Given instruction
Start at the top of the records and, please, print each line exactly through the line that contains "const normalBand = [10.6, 12.8];", leaving out all pictures.

───── Given entries ─────

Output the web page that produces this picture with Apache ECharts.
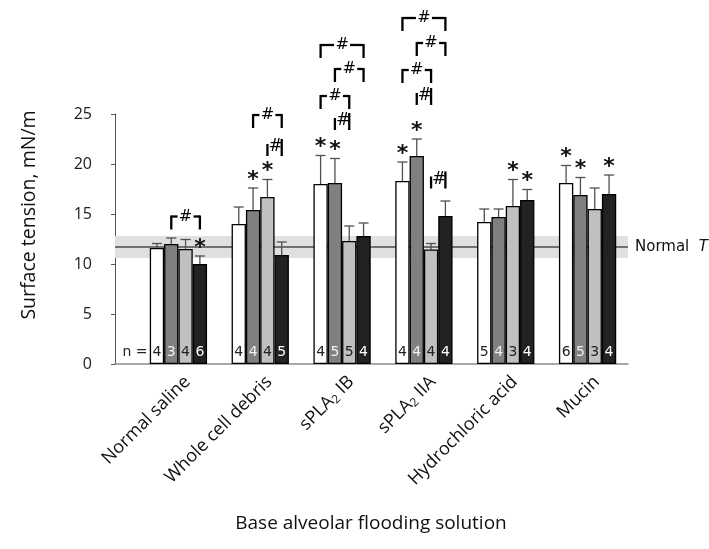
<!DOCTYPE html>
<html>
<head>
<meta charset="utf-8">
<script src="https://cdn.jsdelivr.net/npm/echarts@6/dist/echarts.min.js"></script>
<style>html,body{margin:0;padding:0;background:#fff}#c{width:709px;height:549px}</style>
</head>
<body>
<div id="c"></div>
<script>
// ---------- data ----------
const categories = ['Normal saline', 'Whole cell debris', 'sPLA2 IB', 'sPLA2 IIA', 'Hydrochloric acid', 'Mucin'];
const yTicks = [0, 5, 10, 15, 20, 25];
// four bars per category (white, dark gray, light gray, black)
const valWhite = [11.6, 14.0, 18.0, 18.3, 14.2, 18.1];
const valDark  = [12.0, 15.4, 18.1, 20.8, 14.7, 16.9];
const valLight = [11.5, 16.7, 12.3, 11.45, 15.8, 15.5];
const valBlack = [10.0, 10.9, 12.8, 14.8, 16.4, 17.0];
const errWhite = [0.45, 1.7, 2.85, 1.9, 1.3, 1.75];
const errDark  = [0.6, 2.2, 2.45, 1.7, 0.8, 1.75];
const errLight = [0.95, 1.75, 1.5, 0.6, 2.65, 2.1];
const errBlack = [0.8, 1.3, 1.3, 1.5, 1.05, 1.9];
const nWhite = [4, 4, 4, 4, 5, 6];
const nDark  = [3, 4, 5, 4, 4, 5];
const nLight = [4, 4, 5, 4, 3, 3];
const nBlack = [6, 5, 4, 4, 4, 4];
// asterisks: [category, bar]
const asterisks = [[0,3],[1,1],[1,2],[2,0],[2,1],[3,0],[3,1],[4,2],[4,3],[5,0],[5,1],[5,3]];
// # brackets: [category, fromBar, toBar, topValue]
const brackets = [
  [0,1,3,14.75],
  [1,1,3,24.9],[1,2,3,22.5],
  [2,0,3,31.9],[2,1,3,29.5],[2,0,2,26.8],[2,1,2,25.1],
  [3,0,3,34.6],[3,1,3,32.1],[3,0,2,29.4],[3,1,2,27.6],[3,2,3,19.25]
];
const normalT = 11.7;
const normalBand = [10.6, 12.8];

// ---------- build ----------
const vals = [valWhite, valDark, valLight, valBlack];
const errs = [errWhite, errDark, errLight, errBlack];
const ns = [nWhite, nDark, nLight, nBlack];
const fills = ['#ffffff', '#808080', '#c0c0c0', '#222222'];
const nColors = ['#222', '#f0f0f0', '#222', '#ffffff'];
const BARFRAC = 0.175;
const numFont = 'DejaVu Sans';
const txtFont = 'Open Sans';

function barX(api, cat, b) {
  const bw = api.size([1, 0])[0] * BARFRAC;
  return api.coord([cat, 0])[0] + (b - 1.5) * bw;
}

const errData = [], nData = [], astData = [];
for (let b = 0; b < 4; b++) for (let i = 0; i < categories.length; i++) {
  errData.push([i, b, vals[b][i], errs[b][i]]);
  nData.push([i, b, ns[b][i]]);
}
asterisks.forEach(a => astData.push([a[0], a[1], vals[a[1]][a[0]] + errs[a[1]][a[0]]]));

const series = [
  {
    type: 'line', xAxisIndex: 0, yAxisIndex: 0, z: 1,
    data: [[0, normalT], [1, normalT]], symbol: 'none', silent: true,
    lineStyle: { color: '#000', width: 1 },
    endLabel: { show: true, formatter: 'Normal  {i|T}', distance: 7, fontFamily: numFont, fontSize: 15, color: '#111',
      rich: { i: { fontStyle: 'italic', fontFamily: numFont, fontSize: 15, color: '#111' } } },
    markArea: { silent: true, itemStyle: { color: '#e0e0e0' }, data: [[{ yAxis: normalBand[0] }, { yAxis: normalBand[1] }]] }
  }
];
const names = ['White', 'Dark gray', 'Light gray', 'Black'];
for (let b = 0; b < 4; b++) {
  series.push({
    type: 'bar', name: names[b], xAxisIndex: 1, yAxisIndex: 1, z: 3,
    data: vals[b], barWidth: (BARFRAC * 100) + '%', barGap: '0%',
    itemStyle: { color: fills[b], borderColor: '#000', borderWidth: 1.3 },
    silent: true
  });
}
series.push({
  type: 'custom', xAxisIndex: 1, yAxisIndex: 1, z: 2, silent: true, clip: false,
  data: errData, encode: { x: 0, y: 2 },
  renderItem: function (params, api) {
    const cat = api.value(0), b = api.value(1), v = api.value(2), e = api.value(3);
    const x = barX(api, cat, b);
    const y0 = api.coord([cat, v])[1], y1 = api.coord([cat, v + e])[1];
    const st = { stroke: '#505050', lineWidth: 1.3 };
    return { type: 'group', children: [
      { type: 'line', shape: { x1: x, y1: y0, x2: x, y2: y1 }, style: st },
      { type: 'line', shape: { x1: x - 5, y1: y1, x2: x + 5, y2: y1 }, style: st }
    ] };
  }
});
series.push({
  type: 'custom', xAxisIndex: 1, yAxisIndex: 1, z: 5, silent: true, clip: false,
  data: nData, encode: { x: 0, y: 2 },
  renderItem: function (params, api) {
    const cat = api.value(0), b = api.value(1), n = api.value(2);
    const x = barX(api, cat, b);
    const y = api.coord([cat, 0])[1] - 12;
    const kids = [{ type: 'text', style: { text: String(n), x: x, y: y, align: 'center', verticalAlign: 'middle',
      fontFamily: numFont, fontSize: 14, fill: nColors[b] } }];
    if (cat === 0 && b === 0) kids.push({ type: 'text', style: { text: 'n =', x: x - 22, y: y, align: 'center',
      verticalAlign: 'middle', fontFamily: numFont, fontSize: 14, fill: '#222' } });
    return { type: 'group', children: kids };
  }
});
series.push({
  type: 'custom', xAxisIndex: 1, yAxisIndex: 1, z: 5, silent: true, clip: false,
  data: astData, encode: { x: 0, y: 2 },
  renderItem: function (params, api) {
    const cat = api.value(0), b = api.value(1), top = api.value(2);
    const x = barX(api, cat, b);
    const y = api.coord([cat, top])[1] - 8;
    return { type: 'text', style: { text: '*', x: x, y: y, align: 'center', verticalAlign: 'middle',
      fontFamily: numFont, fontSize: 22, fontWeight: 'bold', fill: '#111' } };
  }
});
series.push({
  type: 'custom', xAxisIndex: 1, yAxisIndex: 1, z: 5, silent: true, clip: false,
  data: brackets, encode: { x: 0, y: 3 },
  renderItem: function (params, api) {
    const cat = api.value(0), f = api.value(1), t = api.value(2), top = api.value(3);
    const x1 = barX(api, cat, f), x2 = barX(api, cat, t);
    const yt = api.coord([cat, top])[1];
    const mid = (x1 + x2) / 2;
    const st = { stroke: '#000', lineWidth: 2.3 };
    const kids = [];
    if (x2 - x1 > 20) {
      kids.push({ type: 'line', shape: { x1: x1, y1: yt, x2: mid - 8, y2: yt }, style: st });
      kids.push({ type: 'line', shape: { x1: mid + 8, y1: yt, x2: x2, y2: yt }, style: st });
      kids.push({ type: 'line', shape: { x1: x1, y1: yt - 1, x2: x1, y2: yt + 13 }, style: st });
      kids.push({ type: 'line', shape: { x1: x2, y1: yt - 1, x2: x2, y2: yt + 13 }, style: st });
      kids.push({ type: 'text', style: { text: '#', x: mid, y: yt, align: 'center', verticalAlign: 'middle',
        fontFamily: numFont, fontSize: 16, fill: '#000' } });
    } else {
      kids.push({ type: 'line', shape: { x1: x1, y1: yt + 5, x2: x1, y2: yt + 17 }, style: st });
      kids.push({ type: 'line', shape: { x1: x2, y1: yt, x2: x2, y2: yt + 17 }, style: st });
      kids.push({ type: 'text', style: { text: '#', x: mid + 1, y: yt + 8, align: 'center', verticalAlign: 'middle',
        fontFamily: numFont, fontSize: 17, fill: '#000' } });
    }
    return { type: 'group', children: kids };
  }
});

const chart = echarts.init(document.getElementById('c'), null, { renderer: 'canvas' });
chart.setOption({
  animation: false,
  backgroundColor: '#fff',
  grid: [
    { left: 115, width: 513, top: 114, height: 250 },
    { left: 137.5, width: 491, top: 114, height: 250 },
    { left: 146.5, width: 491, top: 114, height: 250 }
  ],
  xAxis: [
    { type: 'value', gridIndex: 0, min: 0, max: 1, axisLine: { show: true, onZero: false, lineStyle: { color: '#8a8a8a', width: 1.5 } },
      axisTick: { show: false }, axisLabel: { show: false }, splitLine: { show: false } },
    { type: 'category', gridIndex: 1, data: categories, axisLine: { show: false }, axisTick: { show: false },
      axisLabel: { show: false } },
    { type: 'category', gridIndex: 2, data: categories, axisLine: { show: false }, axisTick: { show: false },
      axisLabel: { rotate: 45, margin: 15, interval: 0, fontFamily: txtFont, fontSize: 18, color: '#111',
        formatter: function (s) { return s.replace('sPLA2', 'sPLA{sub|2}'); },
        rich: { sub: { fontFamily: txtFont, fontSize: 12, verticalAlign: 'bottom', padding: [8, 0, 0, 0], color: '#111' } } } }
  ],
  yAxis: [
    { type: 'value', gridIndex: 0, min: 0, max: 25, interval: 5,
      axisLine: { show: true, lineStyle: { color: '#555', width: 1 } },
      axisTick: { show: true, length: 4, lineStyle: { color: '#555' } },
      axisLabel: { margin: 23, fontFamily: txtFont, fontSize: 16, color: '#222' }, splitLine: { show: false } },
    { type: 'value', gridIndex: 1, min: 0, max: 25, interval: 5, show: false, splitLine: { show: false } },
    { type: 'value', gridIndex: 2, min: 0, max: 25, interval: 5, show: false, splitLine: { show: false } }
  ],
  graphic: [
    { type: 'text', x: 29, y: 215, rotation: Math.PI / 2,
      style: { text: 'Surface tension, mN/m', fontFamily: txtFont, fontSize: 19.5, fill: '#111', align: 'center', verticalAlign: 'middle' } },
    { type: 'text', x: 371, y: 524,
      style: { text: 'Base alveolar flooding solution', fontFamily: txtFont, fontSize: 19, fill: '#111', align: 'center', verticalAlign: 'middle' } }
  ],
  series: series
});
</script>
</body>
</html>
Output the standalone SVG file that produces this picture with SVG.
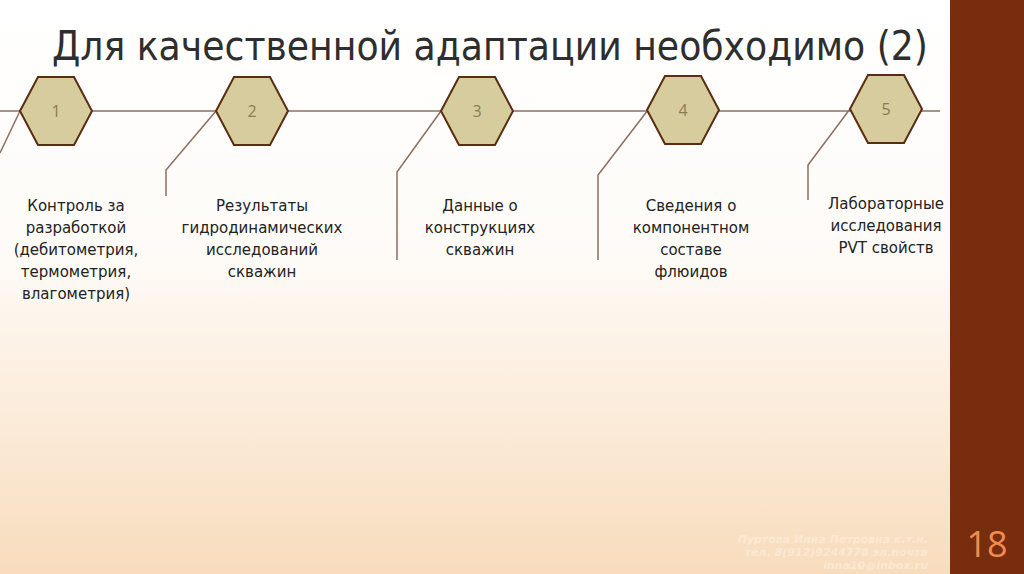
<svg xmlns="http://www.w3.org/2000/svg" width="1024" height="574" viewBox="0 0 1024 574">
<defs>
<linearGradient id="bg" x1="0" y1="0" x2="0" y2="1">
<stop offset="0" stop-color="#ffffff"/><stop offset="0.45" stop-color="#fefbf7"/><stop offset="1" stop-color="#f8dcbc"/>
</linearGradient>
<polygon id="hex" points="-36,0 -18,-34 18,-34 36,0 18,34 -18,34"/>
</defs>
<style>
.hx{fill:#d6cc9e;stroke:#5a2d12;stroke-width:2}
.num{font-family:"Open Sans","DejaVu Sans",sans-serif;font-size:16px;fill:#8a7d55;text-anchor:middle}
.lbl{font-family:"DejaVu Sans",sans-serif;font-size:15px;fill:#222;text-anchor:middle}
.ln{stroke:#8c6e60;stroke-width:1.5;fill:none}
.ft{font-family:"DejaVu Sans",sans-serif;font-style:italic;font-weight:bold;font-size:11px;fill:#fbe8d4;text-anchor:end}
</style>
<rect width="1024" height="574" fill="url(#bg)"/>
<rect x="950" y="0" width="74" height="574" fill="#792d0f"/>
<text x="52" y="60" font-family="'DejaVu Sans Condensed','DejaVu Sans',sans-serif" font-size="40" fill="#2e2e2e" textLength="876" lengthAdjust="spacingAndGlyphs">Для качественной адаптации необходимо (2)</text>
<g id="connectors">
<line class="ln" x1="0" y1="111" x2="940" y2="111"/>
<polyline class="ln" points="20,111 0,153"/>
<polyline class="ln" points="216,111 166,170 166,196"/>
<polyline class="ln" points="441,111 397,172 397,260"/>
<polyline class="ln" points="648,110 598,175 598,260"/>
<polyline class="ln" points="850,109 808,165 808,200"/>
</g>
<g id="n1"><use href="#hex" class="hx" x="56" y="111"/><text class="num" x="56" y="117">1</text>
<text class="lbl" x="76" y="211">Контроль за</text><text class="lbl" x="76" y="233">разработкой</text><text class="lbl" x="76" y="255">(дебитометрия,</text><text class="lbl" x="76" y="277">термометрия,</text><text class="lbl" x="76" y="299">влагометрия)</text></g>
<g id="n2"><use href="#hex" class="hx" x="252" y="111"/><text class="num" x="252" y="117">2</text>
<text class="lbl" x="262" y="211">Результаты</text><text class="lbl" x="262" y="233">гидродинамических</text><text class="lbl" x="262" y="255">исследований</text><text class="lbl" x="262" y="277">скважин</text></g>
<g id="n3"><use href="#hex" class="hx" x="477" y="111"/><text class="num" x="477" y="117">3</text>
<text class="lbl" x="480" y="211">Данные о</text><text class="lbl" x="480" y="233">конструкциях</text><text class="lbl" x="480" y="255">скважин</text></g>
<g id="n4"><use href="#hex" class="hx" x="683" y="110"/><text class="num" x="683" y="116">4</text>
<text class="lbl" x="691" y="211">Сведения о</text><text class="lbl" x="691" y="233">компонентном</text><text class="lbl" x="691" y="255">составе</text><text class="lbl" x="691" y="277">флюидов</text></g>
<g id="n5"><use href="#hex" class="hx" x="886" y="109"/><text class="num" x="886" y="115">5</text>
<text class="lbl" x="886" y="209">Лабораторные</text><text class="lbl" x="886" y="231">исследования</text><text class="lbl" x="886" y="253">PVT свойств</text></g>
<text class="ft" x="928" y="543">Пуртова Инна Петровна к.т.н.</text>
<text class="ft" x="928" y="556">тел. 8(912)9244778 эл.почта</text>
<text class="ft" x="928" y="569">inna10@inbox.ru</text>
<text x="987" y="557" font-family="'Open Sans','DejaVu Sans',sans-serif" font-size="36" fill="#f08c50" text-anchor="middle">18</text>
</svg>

─────

Answer in full
Output the web page that produces this picture with Apache ECharts.
<!DOCTYPE html>
<html>
<head>
<meta charset="utf-8">
<script src="https://cdn.jsdelivr.net/npm/echarts@6/dist/echarts.min.js"></script>
<style>html,body{margin:0;padding:0;background:#fff}#c{width:709px;height:549px}</style>
</head>
<body>
<div id="c"></div>
<script>
// ---------- data ----------
const categories = ['Normal saline', 'Whole cell debris', 'sPLA2 IB', 'sPLA2 IIA', 'Hydrochloric acid', 'Mucin'];
const yTicks = [0, 5, 10, 15, 20, 25];
// four bars per category (white, dark gray, light gray, black)
const valWhite = [11.6, 14.0, 18.0, 18.3, 14.2, 18.1];
const valDark  = [12.0, 15.4, 18.1, 20.8, 14.7, 16.9];
const valLight = [11.5, 16.7, 12.3, 11.45, 15.8, 15.5];
const valBlack = [10.0, 10.9, 12.8, 14.8, 16.4, 17.0];
const errWhite = [0.45, 1.7, 2.85, 1.9, 1.3, 1.75];
const errDark  = [0.6, 2.2, 2.45, 1.7, 0.8, 1.75];
const errLight = [0.95, 1.75, 1.5, 0.6, 2.65, 2.1];
const errBlack = [0.8, 1.3, 1.3, 1.5, 1.05, 1.9];
const nWhite = [4, 4, 4, 4, 5, 6];
const nDark  = [3, 4, 5, 4, 4, 5];
const nLight = [4, 4, 5, 4, 3, 3];
const nBlack = [6, 5, 4, 4, 4, 4];
// asterisks: [category, bar]
const asterisks = [[0,3],[1,1],[1,2],[2,0],[2,1],[3,0],[3,1],[4,2],[4,3],[5,0],[5,1],[5,3]];
// # brackets: [category, fromBar, toBar, topValue]
const brackets = [
  [0,1,3,14.75],
  [1,1,3,24.9],[1,2,3,22.5],
  [2,0,3,31.9],[2,1,3,29.5],[2,0,2,26.8],[2,1,2,25.1],
  [3,0,3,34.6],[3,1,3,32.1],[3,0,2,29.4],[3,1,2,27.6],[3,2,3,19.25]
];
const normalT = 11.7;
const normalBand = [10.6, 12.8];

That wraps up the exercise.